# hw 5: kernel density estimation (KDE)

In [9]:
using CSV
using DataFrames
using PyPlot
using Statistics
using Random
using LaTeXStrings # for L"$x$" to work instead of needing to do "\$x\$"
using Printf

# (optional)change settings for all plots at once, e.g. font size
rcParams = PyPlot.PyDict(PyPlot.matplotlib."rcParams")
rcParams["font.size"] = 16

# use PyCall to call in Seaborn
using PyCall
seaborn = pyimport("seaborn")

# note: some have done the following to bring `kdeplot` and `rugplot` into the namespace
#  but I recommend the above. you need to install Seaborn, the Python package.
# using Seaborn

PyObject <module 'seaborn' from '/usr/local/lib/python3.6/dist-packages/seaborn/__init__.py'>

## data on forest fires in the northeast region of Portugal

(1) read in `forestfires.csv` as a `DataFrame`. [source](https://archive.ics.uci.edu/ml/datasets/Forest+Fires)

* each row corresponds to the occurance of a forest fire. 
* the `:temp` attribute is the temperature in Celsius degrees when the forest fire occurred
* the `:RH` attribute is the relative humidity in % when the forest fire occurred

## using Seaborn to do KDE

(2) use Seaborn's [kdeplot](https://seaborn.pydata.org/generated/seaborn.kdeplot.html) function and [rugplot](https://seaborn.pydata.org/generated/seaborn.rugplot.html) function to, on the same plot, draw a rugplot and 1D KDE of the temperature during forest fires in Portugal.

* shade in the area under the curve (see `shade` in the documentation)
* use the cosine kernel, denoted as `"cos"` in Seaborn (see `kernel` in the documentation) the cosine kernel has finite, compact support, unlike the Gaussian kernel
* label the x, y-axes with appropriate units (note: both have units!)

note regarding translation of Seaborn (Python) documentation to Julia: keep in mind that we need to pass strings `kernel="gau"` in Julia as opposed to `kernel='gau'` which works in Python.

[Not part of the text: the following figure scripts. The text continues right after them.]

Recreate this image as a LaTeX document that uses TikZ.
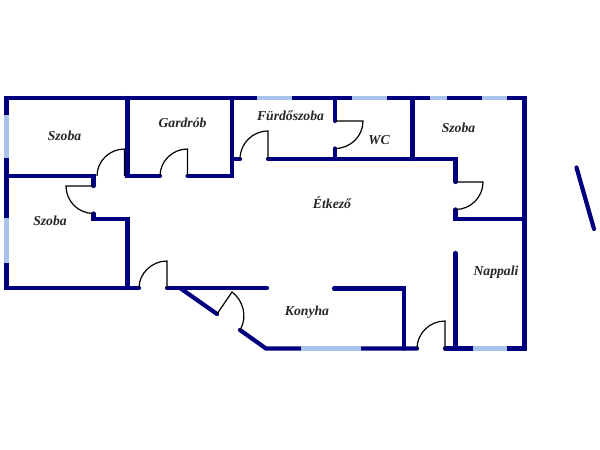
\documentclass[tikz,border=0pt]{standalone}
\usepackage{fontspec}
\setmainfont{Liberation Serif}
\definecolor{wallc}{HTML}{00007F}
\definecolor{winc}{HTML}{A9C4EA}
\tikzset{
  wall/.style={draw=wallc,line width=4.2pt,line cap=round,line join=miter},
  window/.style={draw=winc,line width=4.2pt,line cap=butt},
  door/.style={draw=black,line width=1.2pt},
  room/.style={font=\bfseries\itshape\fontsize{13.7}{15}\selectfont,text=black!85,inner sep=0pt}
}
\begin{document}
\begin{tikzpicture}[x=1pt,y=-1pt]
\useasboundingbox[fill=white] (0,0) rectangle (600,450);
% outer walls
\draw[wall] (139,288) -- (6.5,288) -- (6.5,98) -- (524.5,98) -- (524.5,348.5) -- (445,348.5);
\draw[wall] (417,348.5) -- (266,348.5) -- (240,330);
\draw[wall] (180,288) -- (217,314);
% inner walls
\draw[wall] (6.5,176) -- (93.5,176) -- (93.5,186);
\draw[wall] (93.5,213.5) -- (93.5,219) -- (127.5,219) -- (127.5,288);
\draw[wall] (127.5,98) -- (127.5,176) -- (160,176);
\draw[wall] (187.5,176) -- (232,176) -- (232,98);
\draw[wall] (232,159) -- (240,159);
\draw[wall] (268,159) -- (455.5,159) -- (455.5,182);
\draw[wall] (335,98) -- (335,121);
\draw[wall] (335,148.5) -- (335,159);
\draw[wall] (412.5,98) -- (412.5,159);
\draw[wall] (455.5,209.5) -- (455.5,219) -- (524.5,219);
\draw[wall] (167,288) -- (267,288);
\draw[wall] (334,288.5) -- (404,288.5) -- (404,348.5);
\draw[wall] (455.5,253) -- (455.5,348.5);
\draw[wall] (576.5,167.5) -- (594,229);
% windows
\draw[window] (6.5,115) -- (6.5,158);
\draw[window] (6.5,218) -- (6.5,263);
\draw[window] (257,98) -- (292,98);
\draw[window] (352,98) -- (387,98);
\draw[window] (430,98) -- (447,98);
\draw[window] (482,98) -- (507,98);
\draw[window] (301,348.5) -- (361,348.5);
\draw[window] (473,348.5) -- (507,348.5);
% doors: leaf and swing
\draw[door] (124.5,176) -- (124.5,149) .. controls (109.3,149) and (97,161.3) .. (97,176);
\draw[door] (187.5,176) -- (187.5,149) .. controls (172.3,149) and (160,161.3) .. (160,176);
\draw[door] (93.5,186) -- (66,186) .. controls (66,201.2) and (78.3,213.5) .. (93.5,213.5);
\draw[door] (167,288) -- (167,261) .. controls (151.8,261) and (139,273.3) .. (139,288);
\draw[door] (268,159) -- (268,131) .. controls (252.5,131) and (240,143.5) .. (240,159);
\draw[door] (335,121) -- (363,121) .. controls (363,136.2) and (350.5,148.5) .. (335,148.5);
\draw[door] (455.5,182) -- (483,182) .. controls (483,197.2) and (470.7,209.5) .. (455.5,209.5);
\draw[door] (445,348.5) -- (445,321) .. controls (429.8,321) and (417,333.3) .. (417,348.5);
\draw[door] (217,314) -- (232,292) .. controls (243,300) and (248,317) .. (240,330);
% labels
\node[room] (szoba1) at (64.5,135.5) {Szoba};
\node[room] (szoba2) at (50,220.5) {Szoba};
\node[room] (gardrob) at (182.5,122.5) {Gardrób};
\node[room] (furdo) at (290.5,116) {Fürdőszoba};
\node[room] (wc) at (379,140) {WC};
\node[room] (szoba3) at (458.5,127.5) {Szoba};
\node[room] (etkezo) at (332,203) {Étkező};
\node[room] (nappali) at (496,272.5) {Nappali};
\node[room] (konyha) at (307,312.5) {Konyha};
\end{tikzpicture}
\end{document}
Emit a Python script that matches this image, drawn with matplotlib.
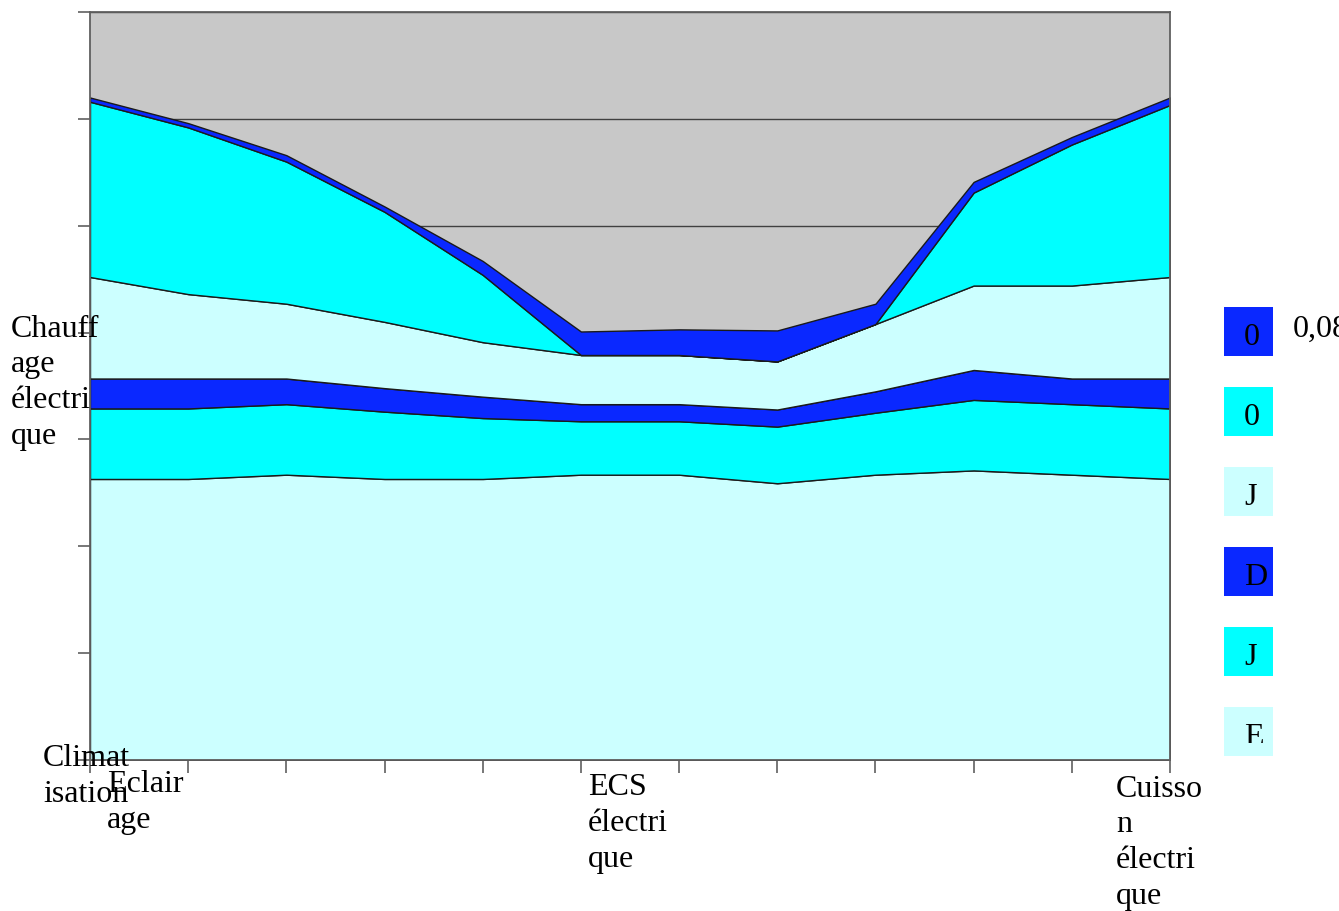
import numpy as np
import matplotlib
matplotlib.use("Agg")
import matplotlib.pyplot as plt
from matplotlib.patches import Rectangle

plt.rcParams['font.family'] = ['Liberation Serif', 'DejaVu Serif']

# categories (12 points, only 3 labels shown)
cat_labels = ["Eclair\nage", "", "", "", "", "ECS\nélectri\nque", "", "", "", "", "", "Cuisso\nn\nélectri\nque"]

# stacked series, bottom to top
s_E = [2.63, 2.63, 2.67, 2.63, 2.63, 2.67, 2.67, 2.59, 2.67, 2.71, 2.67, 2.63]
s_J1 = [0.66, 0.66, 0.66, 0.63, 0.57, 0.50, 0.50, 0.53, 0.58, 0.66, 0.66, 0.66]
s_D = [0.28, 0.28, 0.24, 0.22, 0.20, 0.16, 0.16, 0.16, 0.20, 0.28, 0.24, 0.28]
s_J2 = [0.95, 0.79, 0.70, 0.62, 0.51, 0.46, 0.46, 0.45, 0.63, 0.79, 0.87, 0.95]
s_0a = [1.64, 1.56, 1.33, 1.03, 0.63, 0.0, 0.0, 0.0, 0.0, 0.87, 1.32, 1.61]
s_0b = [0.04, 0.04, 0.06, 0.05, 0.13, 0.22, 0.24, 0.29, 0.19, 0.10, 0.07, 0.07]

series = [s_E, s_J1, s_D, s_J2, s_0a, s_0b]
names = ["E", "J", "D", "J", "0", "0"]

blue = '#0A28FF'
cyan = '#00FFFF'
light = '#CCFFFF'
colors = [light, cyan, blue, light, cyan, blue]

W, H = 1339, 911
fig = plt.figure(figsize=(W / 100, H / 100), dpi=100)
ax = fig.add_axes([90 / W, 1 - 760 / H, (1170 - 90) / W, (760 - 12) / H])
ax.set_facecolor('#C8C8C8')

x = np.arange(len(s_E))
ax.stackplot(x, *series, colors=colors, edgecolor='#1a1a1a', linewidth=1.0, zorder=2)

ax.set_xlim(0, 11)
ax.set_ylim(0, 7)
ax.set_yticks(np.arange(0, 8))
ax.set_yticklabels([])
ax.set_xticks(x)
ax.set_xticklabels([])
ax.grid(axis='y', color='#404040', linewidth=1.0, zorder=1)
ax.set_axisbelow(True)
ax.tick_params(axis='both', direction='out', length=9, width=1.2, color='#606060')
for sp in ax.spines.values():
    sp.set_color('#606060')
    sp.set_linewidth(1.3)
    sp.set_zorder(3)

fs = 23
# category labels as plain text like the original layout
def ftext(px, py, s, **kw):
    fig.text(px / W, 1 - py / H, s, fontsize=fs, va='baseline', ha='left',
             linespacing=1.31, **kw)

ftext(107, 828, cat_labels[0])
ftext(588, 867, cat_labels[5])
ftext(1116, 904, cat_labels[11])
ftext(11, 444, "Chauff\nage\nélectri\nque")
ftext(43, 802, "Climat\nisation")

# legend boxes (top to bottom = reversed stack order)
box_tops = [307, 387, 467, 547, 627, 707]
for i, (nm, col) in enumerate(zip(names[::-1], colors[::-1])):
    top = box_tops[i]
    rect = Rectangle((1224 / W, 1 - (top + 49) / H), 49 / W, 49 / H,
                     transform=fig.transFigure, facecolor=col, edgecolor='none')
    fig.add_artist(rect)
    t = fig.text(1244 / W, 1 - (top + 38) / H, nm, fontsize=fs, va='baseline', ha='left')
    clip = Rectangle((1224 / W, 1 - (top + 36) / H), 49 / W, 36 / H,
                     transform=fig.transFigure)
    if i == len(names) - 1:
        t.set_clip_path(clip)

fig.text(1293 / W, 1 - 337 / H, "0,08", fontsize=fs, va='baseline', ha='left')

fig.savefig('out.png', dpi=100)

(3) draw a scatter plot to visualize the relationship, during forest fires, between:
* x-axis: temperature
* y-axis: relative humidity

label the x- and y-axes along with units.

use green "+" markers.

(4) now draw a bivariate KDE using Seaborn's [kdeplot](https://seaborn.pydata.org/generated/seaborn.kdeplot.html) function that corresponds to your scatter plot in (3).
* devote the x-axis to temperature
* devote the y-axis to relative humidity
* label the x, y- axes with units
* pass `shade=true` to shade between the contours
* pass `shade_lowest=false` to avoid shading regions of temperature-relative humidity space where forest fires were very unlikely to occur.
* pass `cmap="Greens"` to change the colormap to use green colors for the shading.

## coding up your own 1D top hat KDE
To intimately understand KDE, let's code up own own KDE with a new kernel we haven't seen before, the top hat function, which looks like a top hat. See what the top hat kernel looks like [here](https://scikit-learn.org/stable/_images/sphx_glr_plot_kde_1d_002.png). The top hat function has finite and compact [support](https://en.wikipedia.org/wiki/Support_(mathematics)) and is (piecewise) flat. The top hat kernel is implemented in scikitlearn's kernel density estimate module if you are interesting in checking your code. let $X$ denote the random variable whose density we seek to estimate (via top hat kernel density estimation).

(5) write a function `K_top_hat(x::Float64, x_i::Float64, λ::Float64)` the returns the value of the top hat kernel density at `x` conributed by data point `x_i`. `λ` is the bandwidth of the top hat kernel, which is half of its width. think carefully about what the height should be...

(6) write a function `top_hat_kde(x::Float64, x_sample::Array{Float64}, λ::Float64)` that takes in the point `x` at which we seek to estimate the density, the array of samples of $x$ (the data and the `x_i`'s for `K_top_hat`) `x_sample`, and the bandwidth `λ` of the top hat kernel used to make the density estimate, then returns the top hat kernel density estimate at `x`.

(7) finally, use your function `top_hat_kde` to estimate the density of temperatures during forest fires in Portugal at a dense span of temperatures ranging from 0 to 50.0. Use a bandwidth of 1.5. plot the density as in question (2) and compare. What strikes you as a qualitative difference between the KDE using top hat vs. cosine kernel in (2)?

note: in comparing the scale on the y-axis here and in your plot from question (2) generated with Seaborn, you should get a hint of whether or not you chose the height of the top hat kernel correctly. Remember that the total kernel density should integrate to 1.0.